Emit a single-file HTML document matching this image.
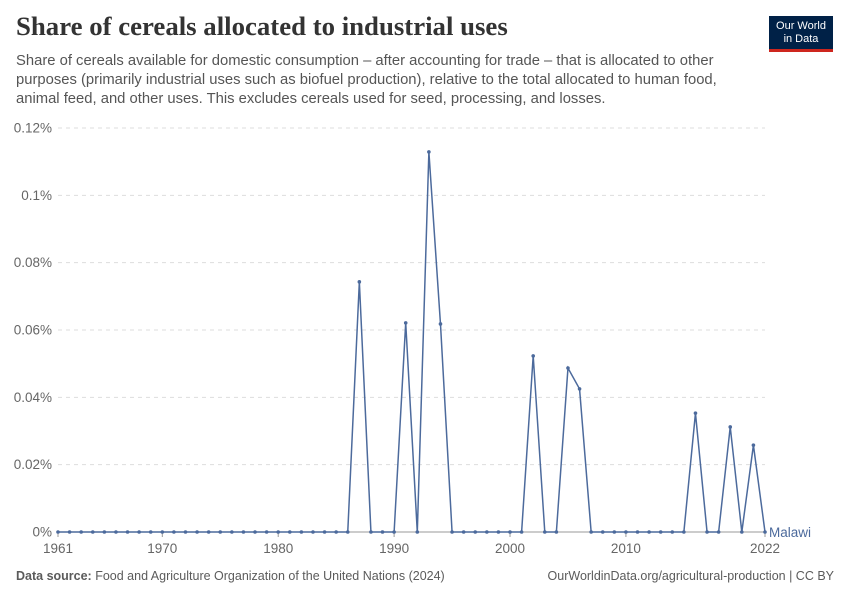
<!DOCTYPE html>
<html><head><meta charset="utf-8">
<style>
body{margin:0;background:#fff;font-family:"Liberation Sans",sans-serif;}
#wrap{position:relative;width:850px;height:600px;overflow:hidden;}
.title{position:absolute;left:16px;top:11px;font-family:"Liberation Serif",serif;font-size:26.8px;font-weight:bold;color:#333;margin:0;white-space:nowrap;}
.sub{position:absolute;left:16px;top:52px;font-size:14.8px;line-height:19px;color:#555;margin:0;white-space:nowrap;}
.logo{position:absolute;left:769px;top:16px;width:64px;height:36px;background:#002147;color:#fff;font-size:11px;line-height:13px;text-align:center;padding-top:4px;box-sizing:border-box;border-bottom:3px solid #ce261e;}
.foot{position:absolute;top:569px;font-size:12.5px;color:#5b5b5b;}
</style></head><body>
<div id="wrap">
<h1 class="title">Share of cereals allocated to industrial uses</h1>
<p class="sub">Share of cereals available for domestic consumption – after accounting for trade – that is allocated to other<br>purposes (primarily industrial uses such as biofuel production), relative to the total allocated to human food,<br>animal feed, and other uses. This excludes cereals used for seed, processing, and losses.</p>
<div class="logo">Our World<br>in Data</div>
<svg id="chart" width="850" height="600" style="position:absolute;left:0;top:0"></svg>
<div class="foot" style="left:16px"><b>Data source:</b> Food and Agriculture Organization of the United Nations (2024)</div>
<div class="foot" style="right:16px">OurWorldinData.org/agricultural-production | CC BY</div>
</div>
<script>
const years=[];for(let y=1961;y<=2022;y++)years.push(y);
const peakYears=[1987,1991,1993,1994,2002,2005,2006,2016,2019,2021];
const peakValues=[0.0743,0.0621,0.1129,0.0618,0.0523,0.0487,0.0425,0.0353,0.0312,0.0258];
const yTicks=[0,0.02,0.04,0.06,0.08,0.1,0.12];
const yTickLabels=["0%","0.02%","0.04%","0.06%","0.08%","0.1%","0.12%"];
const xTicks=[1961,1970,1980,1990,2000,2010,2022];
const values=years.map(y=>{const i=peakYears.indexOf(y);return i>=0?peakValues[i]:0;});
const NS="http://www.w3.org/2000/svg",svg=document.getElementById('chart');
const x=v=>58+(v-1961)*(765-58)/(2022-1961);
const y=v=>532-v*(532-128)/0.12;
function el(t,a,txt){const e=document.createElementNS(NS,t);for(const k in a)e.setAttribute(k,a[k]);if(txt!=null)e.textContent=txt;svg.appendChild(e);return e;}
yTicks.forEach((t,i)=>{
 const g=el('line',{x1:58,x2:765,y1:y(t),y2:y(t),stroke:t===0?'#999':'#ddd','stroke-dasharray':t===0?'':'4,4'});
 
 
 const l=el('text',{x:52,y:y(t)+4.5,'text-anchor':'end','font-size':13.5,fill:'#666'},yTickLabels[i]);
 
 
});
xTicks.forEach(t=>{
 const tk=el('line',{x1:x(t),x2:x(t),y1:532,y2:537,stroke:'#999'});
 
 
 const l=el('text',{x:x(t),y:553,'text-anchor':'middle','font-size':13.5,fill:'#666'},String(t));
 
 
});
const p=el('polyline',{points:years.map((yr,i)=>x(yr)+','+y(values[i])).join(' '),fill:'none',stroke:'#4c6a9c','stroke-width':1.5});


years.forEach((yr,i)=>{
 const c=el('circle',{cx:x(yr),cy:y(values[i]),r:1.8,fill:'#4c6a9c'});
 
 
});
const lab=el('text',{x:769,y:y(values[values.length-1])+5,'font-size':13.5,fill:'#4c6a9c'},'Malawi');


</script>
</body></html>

---

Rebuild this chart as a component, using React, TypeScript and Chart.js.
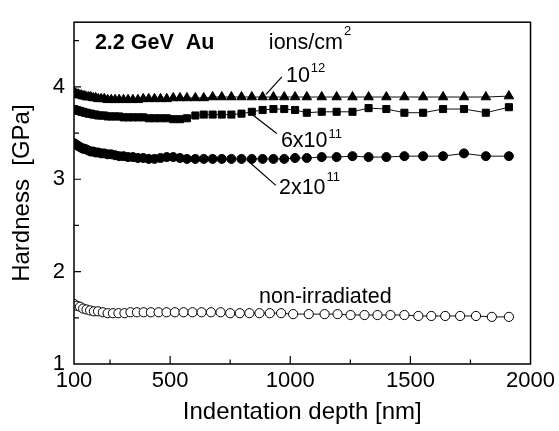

Requirement. Extract each line holding the string "document".

Final result.
Emit a single-file HTML document matching this image.
const NS="http://www.w3.org/2000/svg",svg=document.getElementById('chart');
function el(t,a,txt){const e=document.createElementNS(NS,t);for(const k in a)e.setAttribute(k,a[k]);if(txt!=null)e.textContent=txt;svg.appendChild(e);return e;}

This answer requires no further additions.